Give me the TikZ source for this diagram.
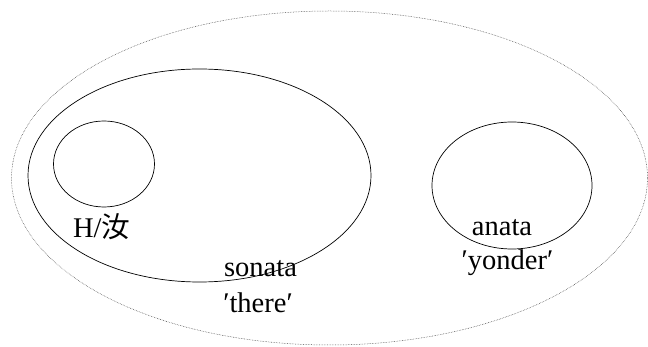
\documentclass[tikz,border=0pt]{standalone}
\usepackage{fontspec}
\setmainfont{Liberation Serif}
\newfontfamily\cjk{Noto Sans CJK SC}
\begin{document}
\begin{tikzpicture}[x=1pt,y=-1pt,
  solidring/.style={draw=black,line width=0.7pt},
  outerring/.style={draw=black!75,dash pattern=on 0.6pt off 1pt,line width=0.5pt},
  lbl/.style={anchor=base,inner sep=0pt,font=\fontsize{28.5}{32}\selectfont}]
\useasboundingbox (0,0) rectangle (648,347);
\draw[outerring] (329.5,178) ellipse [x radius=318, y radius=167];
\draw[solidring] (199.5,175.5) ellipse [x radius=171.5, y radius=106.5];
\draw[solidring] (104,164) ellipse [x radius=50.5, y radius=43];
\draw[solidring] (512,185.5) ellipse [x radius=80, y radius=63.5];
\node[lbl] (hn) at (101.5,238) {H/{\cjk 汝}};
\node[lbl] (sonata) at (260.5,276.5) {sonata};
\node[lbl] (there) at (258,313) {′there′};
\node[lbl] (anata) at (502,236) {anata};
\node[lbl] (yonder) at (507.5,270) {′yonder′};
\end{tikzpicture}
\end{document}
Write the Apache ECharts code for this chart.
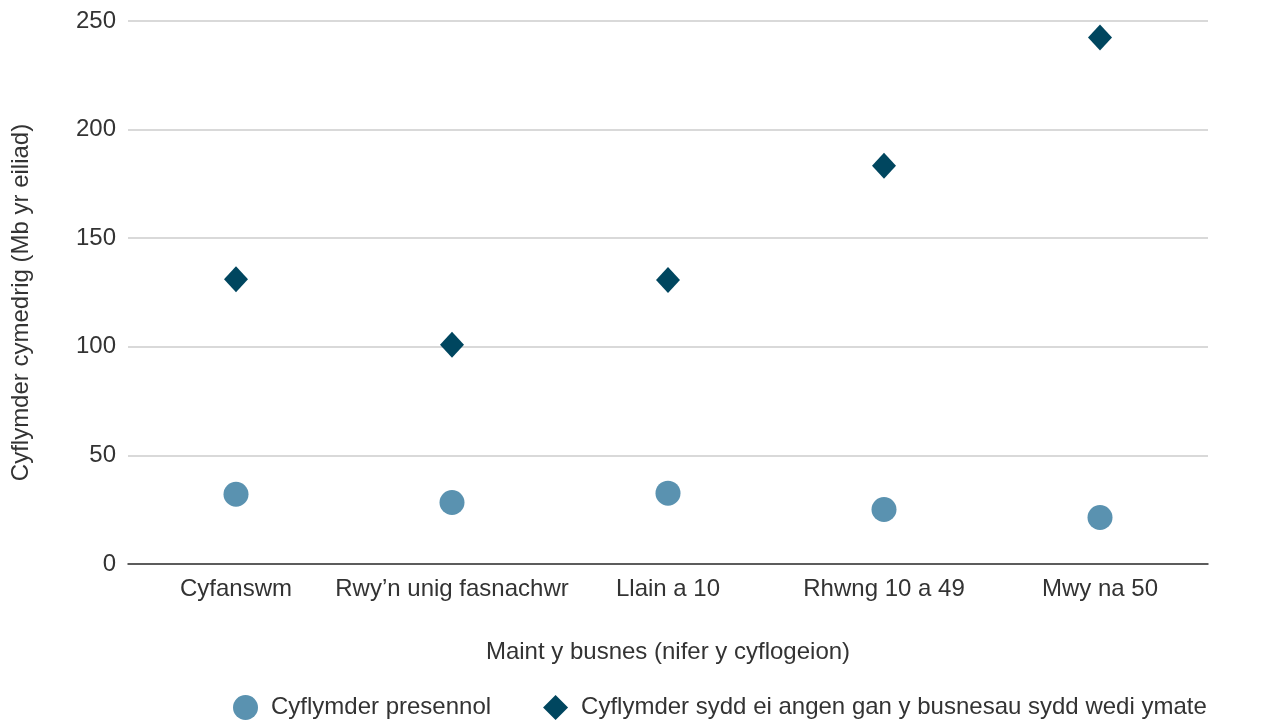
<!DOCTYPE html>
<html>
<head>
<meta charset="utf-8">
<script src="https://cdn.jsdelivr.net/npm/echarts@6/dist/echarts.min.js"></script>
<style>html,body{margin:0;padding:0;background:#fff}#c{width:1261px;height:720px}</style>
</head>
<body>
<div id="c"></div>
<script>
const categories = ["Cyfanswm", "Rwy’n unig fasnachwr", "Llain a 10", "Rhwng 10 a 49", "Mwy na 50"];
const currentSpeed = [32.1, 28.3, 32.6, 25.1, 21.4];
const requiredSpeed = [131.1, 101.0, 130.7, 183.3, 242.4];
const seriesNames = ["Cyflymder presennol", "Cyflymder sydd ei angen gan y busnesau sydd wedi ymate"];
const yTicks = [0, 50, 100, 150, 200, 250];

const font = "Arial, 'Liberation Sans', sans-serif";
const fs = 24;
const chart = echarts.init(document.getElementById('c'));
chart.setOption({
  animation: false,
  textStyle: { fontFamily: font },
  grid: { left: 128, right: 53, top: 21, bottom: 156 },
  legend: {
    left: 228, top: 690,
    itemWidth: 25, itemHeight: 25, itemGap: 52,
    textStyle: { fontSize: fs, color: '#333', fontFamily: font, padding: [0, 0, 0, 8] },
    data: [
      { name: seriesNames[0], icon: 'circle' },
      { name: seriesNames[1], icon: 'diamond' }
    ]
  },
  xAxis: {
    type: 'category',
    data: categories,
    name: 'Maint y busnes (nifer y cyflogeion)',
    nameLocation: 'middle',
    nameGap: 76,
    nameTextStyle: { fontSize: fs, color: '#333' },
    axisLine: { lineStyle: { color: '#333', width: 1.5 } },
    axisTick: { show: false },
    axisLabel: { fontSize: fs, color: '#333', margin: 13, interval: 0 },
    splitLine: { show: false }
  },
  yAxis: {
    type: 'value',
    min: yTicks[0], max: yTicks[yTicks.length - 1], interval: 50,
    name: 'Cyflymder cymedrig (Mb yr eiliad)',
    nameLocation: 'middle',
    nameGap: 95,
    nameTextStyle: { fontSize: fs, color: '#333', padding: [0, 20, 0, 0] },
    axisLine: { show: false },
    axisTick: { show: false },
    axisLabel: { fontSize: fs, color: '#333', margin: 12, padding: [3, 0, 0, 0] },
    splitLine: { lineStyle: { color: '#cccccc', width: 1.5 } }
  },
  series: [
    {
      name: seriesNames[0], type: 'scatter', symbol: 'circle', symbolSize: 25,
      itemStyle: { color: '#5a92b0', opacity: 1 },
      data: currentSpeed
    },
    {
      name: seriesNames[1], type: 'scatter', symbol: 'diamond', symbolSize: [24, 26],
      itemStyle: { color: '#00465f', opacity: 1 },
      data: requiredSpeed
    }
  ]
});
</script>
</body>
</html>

Exercise description
Output every entry verbatim. Pictures do not belong in the copy.

The completed task
Give me the TikZ source for this diagram.
\documentclass[tikz,border=0pt]{standalone}
\usepackage{fontspec}
\setmainfont{Liberation Serif}
\newfontfamily\cjk{Noto Sans CJK SC}
\begin{document}
\begin{tikzpicture}[x=1pt,y=-1pt,
  solidring/.style={draw=black,line width=0.7pt},
  outerring/.style={draw=black!75,dash pattern=on 0.6pt off 1pt,line width=0.5pt},
  lbl/.style={anchor=base,inner sep=0pt,font=\fontsize{28.5}{32}\selectfont}]
\useasboundingbox (0,0) rectangle (648,347);
\draw[outerring] (329.5,178) ellipse [x radius=318, y radius=167];
\draw[solidring] (199.5,175.5) ellipse [x radius=171.5, y radius=106.5];
\draw[solidring] (104,164) ellipse [x radius=50.5, y radius=43];
\draw[solidring] (512,185.5) ellipse [x radius=80, y radius=63.5];
\node[lbl] (hn) at (101.5,238) {H/{\cjk 汝}};
\node[lbl] (sonata) at (260.5,276.5) {sonata};
\node[lbl] (there) at (258,313) {′there′};
\node[lbl] (anata) at (502,236) {anata};
\node[lbl] (yonder) at (507.5,270) {′yonder′};
\end{tikzpicture}
\end{document}
Write the Apache ECharts code for this chart.
<!DOCTYPE html>
<html>
<head>
<meta charset="utf-8">
<script src="https://cdn.jsdelivr.net/npm/echarts@6/dist/echarts.min.js"></script>
<style>html,body{margin:0;padding:0;background:#fff}#c{width:1261px;height:720px}</style>
</head>
<body>
<div id="c"></div>
<script>
const categories = ["Cyfanswm", "Rwy’n unig fasnachwr", "Llain a 10", "Rhwng 10 a 49", "Mwy na 50"];
const currentSpeed = [32.1, 28.3, 32.6, 25.1, 21.4];
const requiredSpeed = [131.1, 101.0, 130.7, 183.3, 242.4];
const seriesNames = ["Cyflymder presennol", "Cyflymder sydd ei angen gan y busnesau sydd wedi ymate"];
const yTicks = [0, 50, 100, 150, 200, 250];

const font = "Arial, 'Liberation Sans', sans-serif";
const fs = 24;
const chart = echarts.init(document.getElementById('c'));
chart.setOption({
  animation: false,
  textStyle: { fontFamily: font },
  grid: { left: 128, right: 53, top: 21, bottom: 156 },
  legend: {
    left: 228, top: 690,
    itemWidth: 25, itemHeight: 25, itemGap: 52,
    textStyle: { fontSize: fs, color: '#333', fontFamily: font, padding: [0, 0, 0, 8] },
    data: [
      { name: seriesNames[0], icon: 'circle' },
      { name: seriesNames[1], icon: 'diamond' }
    ]
  },
  xAxis: {
    type: 'category',
    data: categories,
    name: 'Maint y busnes (nifer y cyflogeion)',
    nameLocation: 'middle',
    nameGap: 76,
    nameTextStyle: { fontSize: fs, color: '#333' },
    axisLine: { lineStyle: { color: '#333', width: 1.5 } },
    axisTick: { show: false },
    axisLabel: { fontSize: fs, color: '#333', margin: 13, interval: 0 },
    splitLine: { show: false }
  },
  yAxis: {
    type: 'value',
    min: yTicks[0], max: yTicks[yTicks.length - 1], interval: 50,
    name: 'Cyflymder cymedrig (Mb yr eiliad)',
    nameLocation: 'middle',
    nameGap: 95,
    nameTextStyle: { fontSize: fs, color: '#333', padding: [0, 20, 0, 0] },
    axisLine: { show: false },
    axisTick: { show: false },
    axisLabel: { fontSize: fs, color: '#333', margin: 12, padding: [3, 0, 0, 0] },
    splitLine: { lineStyle: { color: '#cccccc', width: 1.5 } }
  },
  series: [
    {
      name: seriesNames[0], type: 'scatter', symbol: 'circle', symbolSize: 25,
      itemStyle: { color: '#5a92b0', opacity: 1 },
      data: currentSpeed
    },
    {
      name: seriesNames[1], type: 'scatter', symbol: 'diamond', symbolSize: [24, 26],
      itemStyle: { color: '#00465f', opacity: 1 },
      data: requiredSpeed
    }
  ]
});
</script>
</body>
</html>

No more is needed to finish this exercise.